ケネルクラブでは、まずスタッドブック(血統登録簿)を作成しました。1859年から1874年までの犬たちを網羅し、40犬種、4027頭の血統が記録されました。ここには、当該犬の名前、父犬、母犬の名前だけではなく、1859年に遡るまでのその祖先の名前が記されているのです。そして、同じ犬種内で同名の犬が発生しないようそれぞれの犬に独自の名前(血統書名)をつける、どのブリーダーによって作成されたのかがわかるように名前の一部に犬舎名を入れる、などの細かいルールが定められました。
なお、イギリスとアメリカのケネルクラブに対抗すべく、1911年に、ヨーロッパのケネルクラブを傘下にしてそれらを統括するケネルクラブが設立されました。それが、FCI(Fédération Cynologique Internationale)です。現在は、ヨーロッパだけでなく、ロシアや南米の国々の100近いケネルクラブが加盟しています。日本では、国際畜犬連盟と呼んでおり、ジャパンケネルクラブ(JKC)もFCIに加盟しています。
犬種には、スタンダード(犬種標準)があります。それぞれの犬種ごとに、耳はどの辺の位置に付け根があるのか、垂れ耳の場合はどのように垂れているのか、体の高さや長さに比例して脚はどれ位の長さであるべきかなど、体の部位ごとに細かく規定されています。ドッグショーでは、審査員はこのスタンダードに従って犬を評価します。新しい犬種が確立すると犬種クラブが設立され、そこで血統の管理が行われますが、その犬種を国際的に認めてもらうためには、FCIやAKCなどの国際的なケネルクラブに認められなければなりません。しかし、FCIとAKCでは、スタンダードの採用基準に違いがあるため、同じ犬種であってもFCIとAKCではスタンダードに若干の違いが生じている場合もあります。
先ほど、血統書名にはどのブリーダーによって作成されたのかがわかるようにすると説明しました。ブリーダーとは、犬をブリーディング(繁殖)して生み出す人のことを指します。犬種が確立したからといって、その犬種は放っておいても維持できるというわけではなく、絶えず選択繁殖を行なっていかなければならないのです。つまり、ブリーダーの仕事は、犬種のスタンダードを遵守できるように、犬を選んで繁殖することです。

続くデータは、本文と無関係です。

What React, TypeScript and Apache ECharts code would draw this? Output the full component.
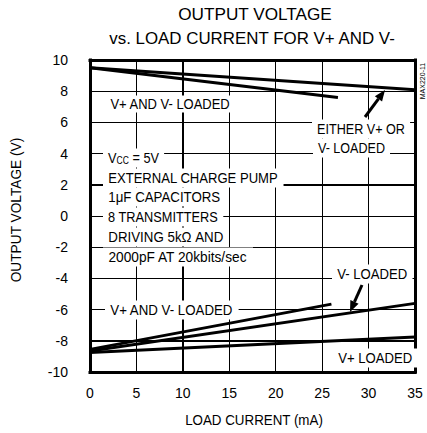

そして、ブリーダーにとって大事な物差しがドッグショーになります。ブリーダーが作った犬がドッグショーで審査され、どこが優っているのか、劣っているのかを把握し、ブリーダーはスタンダードを遵守できる犬の繁殖を行うことができるのです。もちろん、生まれてきた犬は健康でなければなりません。閉じられた集団内での繁殖となりますので、スタンダードの遵守だけではなく、遺伝子の多様性を確保できるよう、しっかりとした管理の下に繁殖を行なっていくことも大切な役割です。